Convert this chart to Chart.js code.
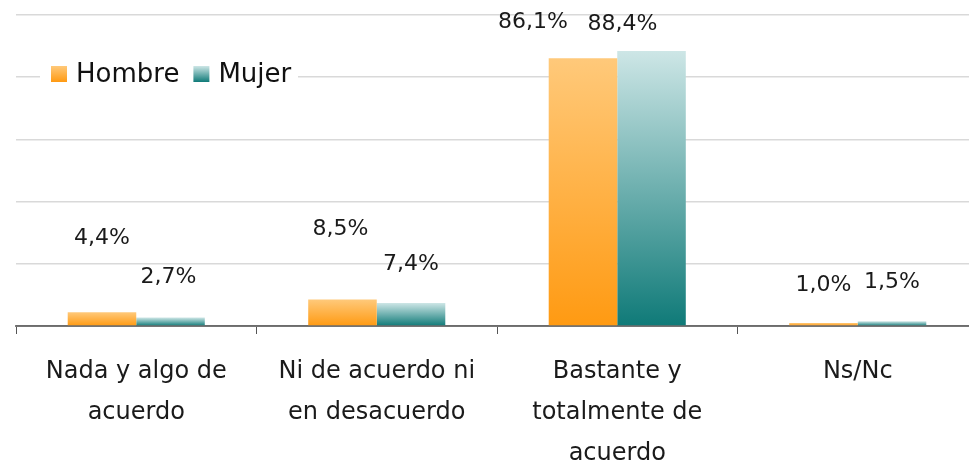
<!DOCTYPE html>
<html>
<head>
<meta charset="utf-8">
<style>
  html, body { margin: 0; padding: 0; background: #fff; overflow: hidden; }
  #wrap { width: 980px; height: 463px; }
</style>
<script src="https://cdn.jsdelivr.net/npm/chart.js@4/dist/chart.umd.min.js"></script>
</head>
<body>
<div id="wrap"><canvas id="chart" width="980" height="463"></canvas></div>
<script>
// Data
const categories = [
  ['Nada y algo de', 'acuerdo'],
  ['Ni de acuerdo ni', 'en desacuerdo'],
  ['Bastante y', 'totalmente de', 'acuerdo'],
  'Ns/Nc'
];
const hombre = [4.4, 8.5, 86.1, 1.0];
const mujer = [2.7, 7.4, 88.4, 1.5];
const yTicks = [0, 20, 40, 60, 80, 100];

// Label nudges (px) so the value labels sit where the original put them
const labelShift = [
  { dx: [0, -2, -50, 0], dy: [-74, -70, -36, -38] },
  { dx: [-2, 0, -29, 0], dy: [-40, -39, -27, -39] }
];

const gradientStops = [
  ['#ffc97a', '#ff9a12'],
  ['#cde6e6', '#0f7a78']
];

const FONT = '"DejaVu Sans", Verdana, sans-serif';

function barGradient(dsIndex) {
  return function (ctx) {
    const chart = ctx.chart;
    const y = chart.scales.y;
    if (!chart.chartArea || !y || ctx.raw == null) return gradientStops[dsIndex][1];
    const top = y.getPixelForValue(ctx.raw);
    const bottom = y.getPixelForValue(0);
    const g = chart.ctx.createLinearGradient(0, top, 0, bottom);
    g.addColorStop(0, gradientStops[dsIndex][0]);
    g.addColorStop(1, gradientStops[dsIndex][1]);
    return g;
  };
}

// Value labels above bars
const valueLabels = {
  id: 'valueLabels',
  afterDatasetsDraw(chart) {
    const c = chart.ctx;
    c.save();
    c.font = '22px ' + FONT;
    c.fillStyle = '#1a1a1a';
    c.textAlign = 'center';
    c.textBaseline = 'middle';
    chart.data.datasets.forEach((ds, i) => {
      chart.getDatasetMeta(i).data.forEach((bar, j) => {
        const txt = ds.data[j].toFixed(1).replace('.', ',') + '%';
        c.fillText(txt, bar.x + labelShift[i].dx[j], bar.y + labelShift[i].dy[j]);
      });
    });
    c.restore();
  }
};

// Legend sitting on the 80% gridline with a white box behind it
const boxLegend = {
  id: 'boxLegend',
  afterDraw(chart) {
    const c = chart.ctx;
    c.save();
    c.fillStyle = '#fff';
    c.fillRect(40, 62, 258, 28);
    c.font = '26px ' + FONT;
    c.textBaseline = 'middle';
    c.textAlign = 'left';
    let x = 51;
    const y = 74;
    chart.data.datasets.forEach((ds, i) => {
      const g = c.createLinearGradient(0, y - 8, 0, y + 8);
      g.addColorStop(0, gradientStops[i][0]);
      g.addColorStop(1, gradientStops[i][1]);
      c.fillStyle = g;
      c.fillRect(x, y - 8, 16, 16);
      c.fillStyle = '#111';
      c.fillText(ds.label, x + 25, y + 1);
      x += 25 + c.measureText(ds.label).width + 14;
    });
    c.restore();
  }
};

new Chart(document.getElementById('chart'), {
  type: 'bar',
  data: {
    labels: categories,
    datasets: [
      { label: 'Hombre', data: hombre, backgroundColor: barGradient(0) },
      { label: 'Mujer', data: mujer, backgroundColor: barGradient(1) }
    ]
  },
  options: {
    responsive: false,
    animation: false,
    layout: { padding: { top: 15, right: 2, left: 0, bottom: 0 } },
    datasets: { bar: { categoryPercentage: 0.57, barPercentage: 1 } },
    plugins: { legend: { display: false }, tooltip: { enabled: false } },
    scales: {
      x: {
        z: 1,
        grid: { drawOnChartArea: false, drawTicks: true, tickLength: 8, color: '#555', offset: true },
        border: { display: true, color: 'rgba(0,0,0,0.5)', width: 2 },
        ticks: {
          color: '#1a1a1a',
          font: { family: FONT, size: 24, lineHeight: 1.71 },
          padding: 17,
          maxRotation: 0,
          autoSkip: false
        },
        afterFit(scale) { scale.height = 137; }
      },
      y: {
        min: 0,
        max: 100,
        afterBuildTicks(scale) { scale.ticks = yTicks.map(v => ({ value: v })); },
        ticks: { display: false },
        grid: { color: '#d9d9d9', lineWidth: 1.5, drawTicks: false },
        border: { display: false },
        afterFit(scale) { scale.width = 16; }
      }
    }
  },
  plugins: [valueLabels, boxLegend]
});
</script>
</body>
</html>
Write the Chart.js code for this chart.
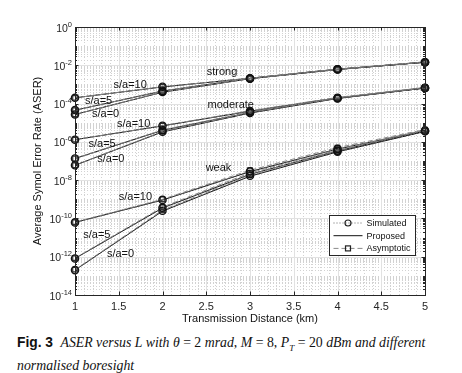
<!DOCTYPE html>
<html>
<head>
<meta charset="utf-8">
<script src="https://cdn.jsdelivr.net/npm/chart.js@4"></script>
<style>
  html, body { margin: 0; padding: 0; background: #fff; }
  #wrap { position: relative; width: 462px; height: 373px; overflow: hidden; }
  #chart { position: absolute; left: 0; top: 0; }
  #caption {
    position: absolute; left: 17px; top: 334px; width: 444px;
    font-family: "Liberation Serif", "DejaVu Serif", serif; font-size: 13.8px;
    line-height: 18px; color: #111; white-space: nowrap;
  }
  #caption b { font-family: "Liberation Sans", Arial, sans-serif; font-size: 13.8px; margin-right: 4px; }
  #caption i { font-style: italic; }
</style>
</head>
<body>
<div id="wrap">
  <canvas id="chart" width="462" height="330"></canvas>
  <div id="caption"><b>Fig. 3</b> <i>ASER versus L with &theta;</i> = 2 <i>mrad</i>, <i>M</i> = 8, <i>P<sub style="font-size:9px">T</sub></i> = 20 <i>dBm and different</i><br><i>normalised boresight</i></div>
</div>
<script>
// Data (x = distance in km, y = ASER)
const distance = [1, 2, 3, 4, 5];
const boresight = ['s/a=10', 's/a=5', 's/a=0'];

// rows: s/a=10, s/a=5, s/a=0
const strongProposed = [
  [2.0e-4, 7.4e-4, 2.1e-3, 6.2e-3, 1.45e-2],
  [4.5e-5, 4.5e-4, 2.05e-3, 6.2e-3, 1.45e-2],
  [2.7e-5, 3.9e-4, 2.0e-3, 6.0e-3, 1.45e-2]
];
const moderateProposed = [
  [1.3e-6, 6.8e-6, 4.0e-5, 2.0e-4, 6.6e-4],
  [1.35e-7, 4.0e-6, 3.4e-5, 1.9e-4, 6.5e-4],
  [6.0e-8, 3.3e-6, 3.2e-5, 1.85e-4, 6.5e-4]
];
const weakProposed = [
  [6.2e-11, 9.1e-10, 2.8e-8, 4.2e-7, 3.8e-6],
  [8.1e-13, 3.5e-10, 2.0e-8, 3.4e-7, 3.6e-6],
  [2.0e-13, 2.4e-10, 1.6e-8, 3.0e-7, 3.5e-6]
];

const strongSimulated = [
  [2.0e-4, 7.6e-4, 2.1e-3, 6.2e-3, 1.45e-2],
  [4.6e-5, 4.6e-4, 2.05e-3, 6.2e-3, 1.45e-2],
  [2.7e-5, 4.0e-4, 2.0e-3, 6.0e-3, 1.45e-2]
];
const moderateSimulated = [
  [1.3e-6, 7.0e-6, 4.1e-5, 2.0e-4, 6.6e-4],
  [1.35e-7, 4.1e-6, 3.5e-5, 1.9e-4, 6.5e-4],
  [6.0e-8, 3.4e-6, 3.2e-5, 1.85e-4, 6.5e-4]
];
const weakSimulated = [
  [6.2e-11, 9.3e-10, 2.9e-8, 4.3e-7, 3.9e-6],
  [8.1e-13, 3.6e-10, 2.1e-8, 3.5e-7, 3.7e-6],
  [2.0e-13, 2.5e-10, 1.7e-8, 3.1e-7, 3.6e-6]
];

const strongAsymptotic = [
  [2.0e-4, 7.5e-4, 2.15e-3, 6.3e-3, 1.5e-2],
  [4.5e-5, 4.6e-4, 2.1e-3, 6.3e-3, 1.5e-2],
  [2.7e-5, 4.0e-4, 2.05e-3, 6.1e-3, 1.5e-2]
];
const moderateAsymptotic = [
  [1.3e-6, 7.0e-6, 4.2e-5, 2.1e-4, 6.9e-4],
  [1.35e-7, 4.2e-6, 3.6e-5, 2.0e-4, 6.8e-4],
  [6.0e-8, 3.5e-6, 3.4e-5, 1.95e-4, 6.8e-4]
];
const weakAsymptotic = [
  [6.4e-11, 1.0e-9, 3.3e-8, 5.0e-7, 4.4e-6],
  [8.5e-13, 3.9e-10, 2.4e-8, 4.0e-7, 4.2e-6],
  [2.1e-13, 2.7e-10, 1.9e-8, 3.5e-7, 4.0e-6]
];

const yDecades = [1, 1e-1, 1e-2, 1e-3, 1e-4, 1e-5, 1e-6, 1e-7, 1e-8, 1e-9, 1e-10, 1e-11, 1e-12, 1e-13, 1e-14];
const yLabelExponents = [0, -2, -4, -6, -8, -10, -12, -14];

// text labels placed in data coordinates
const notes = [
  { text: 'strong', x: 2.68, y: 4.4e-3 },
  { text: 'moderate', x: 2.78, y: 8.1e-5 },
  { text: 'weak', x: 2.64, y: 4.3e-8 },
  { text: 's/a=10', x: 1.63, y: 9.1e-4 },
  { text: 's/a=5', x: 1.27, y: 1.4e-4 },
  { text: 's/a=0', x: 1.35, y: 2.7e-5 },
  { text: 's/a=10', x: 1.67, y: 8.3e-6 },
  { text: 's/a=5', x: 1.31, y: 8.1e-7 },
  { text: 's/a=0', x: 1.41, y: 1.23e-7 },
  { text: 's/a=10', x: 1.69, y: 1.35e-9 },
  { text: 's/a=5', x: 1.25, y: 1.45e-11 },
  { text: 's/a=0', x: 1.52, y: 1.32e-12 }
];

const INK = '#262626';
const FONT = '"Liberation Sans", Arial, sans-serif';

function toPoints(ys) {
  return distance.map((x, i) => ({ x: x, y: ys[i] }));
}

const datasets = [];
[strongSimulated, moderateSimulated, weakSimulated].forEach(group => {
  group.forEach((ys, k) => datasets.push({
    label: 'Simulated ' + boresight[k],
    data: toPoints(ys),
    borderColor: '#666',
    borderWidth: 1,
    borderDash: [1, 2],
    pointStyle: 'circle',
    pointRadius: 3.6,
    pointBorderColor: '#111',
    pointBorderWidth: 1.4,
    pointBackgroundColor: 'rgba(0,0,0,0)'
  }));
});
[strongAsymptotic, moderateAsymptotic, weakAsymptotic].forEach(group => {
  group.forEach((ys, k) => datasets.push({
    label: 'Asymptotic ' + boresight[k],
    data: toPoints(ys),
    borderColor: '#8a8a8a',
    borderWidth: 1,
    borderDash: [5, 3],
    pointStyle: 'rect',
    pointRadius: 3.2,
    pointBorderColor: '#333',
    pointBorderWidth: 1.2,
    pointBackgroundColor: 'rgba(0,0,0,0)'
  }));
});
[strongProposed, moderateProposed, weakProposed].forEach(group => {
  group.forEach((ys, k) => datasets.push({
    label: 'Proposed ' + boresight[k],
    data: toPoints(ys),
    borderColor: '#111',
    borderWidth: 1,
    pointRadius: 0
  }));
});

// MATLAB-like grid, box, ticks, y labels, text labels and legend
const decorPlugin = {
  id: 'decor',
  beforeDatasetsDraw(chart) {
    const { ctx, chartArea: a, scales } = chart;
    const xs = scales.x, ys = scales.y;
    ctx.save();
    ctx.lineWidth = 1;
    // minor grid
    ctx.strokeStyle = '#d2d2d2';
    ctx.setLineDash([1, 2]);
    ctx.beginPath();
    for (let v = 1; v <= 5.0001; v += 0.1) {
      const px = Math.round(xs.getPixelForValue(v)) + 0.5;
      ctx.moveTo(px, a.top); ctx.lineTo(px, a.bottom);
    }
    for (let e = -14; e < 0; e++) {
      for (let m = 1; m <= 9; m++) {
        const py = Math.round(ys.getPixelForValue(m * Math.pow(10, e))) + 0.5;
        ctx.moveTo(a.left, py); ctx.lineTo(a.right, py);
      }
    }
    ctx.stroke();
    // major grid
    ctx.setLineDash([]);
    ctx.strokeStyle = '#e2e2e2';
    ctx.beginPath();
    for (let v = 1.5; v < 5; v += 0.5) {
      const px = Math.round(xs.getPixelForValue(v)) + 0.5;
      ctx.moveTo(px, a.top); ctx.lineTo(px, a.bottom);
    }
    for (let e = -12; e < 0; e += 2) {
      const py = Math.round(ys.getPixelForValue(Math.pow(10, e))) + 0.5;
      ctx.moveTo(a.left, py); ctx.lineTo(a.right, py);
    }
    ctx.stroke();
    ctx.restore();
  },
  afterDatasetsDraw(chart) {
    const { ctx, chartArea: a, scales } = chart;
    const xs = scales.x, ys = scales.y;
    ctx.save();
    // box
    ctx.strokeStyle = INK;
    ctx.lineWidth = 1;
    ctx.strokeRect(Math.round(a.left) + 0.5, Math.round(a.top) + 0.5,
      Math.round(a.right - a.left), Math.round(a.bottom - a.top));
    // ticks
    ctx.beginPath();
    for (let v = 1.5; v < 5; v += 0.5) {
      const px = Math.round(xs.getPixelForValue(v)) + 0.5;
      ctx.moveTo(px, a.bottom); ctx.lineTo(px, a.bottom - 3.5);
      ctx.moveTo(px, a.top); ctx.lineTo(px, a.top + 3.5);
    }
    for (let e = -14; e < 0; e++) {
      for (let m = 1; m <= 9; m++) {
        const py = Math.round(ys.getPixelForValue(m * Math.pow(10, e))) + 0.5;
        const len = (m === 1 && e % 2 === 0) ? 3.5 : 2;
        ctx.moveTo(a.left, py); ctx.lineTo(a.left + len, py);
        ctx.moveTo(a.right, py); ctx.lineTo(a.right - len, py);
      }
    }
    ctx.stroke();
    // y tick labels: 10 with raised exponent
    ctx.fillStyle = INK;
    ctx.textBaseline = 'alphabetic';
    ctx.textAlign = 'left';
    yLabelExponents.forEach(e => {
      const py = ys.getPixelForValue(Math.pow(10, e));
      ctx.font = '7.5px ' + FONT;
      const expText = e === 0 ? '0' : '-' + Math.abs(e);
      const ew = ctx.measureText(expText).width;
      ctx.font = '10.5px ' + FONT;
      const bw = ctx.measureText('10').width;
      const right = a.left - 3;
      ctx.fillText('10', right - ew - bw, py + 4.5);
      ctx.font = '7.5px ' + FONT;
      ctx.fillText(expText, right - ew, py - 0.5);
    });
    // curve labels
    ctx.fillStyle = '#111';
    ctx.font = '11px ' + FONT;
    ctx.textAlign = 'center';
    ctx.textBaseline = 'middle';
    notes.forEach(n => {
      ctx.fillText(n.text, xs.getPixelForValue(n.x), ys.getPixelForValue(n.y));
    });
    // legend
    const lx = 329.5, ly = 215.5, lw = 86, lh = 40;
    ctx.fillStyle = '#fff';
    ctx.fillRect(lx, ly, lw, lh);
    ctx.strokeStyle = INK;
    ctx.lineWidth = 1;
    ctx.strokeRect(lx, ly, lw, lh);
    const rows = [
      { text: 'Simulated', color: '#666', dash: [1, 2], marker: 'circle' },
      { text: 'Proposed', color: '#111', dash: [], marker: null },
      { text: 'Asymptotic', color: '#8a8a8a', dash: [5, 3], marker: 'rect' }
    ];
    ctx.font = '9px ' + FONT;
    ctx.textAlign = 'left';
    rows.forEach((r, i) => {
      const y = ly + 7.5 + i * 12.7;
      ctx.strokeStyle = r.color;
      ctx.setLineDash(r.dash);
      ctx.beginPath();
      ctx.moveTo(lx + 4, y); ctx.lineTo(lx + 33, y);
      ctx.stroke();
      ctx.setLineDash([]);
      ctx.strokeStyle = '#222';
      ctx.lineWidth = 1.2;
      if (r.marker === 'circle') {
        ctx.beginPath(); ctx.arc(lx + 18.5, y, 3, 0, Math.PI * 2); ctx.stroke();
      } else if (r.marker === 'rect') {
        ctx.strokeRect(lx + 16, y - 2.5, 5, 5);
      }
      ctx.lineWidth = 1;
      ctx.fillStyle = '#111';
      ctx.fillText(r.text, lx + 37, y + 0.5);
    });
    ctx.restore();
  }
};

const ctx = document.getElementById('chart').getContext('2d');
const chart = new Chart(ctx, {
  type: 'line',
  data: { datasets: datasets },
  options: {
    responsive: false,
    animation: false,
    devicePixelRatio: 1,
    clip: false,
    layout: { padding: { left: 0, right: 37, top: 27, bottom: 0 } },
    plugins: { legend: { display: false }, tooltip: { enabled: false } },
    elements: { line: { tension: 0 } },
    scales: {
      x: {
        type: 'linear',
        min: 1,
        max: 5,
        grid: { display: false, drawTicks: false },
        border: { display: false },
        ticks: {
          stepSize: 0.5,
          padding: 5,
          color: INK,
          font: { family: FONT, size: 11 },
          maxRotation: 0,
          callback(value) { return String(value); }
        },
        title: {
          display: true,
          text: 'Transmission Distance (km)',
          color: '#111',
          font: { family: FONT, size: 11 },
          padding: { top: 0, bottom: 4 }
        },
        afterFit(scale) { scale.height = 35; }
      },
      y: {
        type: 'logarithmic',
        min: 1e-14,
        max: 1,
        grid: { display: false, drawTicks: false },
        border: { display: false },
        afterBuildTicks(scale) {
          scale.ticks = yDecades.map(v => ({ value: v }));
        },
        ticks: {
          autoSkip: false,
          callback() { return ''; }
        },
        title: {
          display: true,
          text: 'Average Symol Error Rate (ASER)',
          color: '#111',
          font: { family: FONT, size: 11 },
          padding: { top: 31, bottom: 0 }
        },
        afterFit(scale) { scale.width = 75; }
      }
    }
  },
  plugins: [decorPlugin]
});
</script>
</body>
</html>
◇ ◇ ◇ ◇ ◇ ◇ ◇
--- YOUR INSTRUCTIONS ---
Please repeat exactly the data above from its first line to the line that contains "const yTicks = [0, 20, 40, 60, 80, 100];", inclusive, and leave every picture out.

--- REPLY ---
Convert this chart to Chart.js code.
<!DOCTYPE html>
<html>
<head>
<meta charset="utf-8">
<style>
  html, body { margin: 0; padding: 0; background: #fff; overflow: hidden; }
  #wrap { width: 980px; height: 463px; }
</style>
<script src="https://cdn.jsdelivr.net/npm/chart.js@4/dist/chart.umd.min.js"></script>
</head>
<body>
<div id="wrap"><canvas id="chart" width="980" height="463"></canvas></div>
<script>
// Data
const categories = [
  ['Nada y algo de', 'acuerdo'],
  ['Ni de acuerdo ni', 'en desacuerdo'],
  ['Bastante y', 'totalmente de', 'acuerdo'],
  'Ns/Nc'
];
const hombre = [4.4, 8.5, 86.1, 1.0];
const mujer = [2.7, 7.4, 88.4, 1.5];
const yTicks = [0, 20, 40, 60, 80, 100];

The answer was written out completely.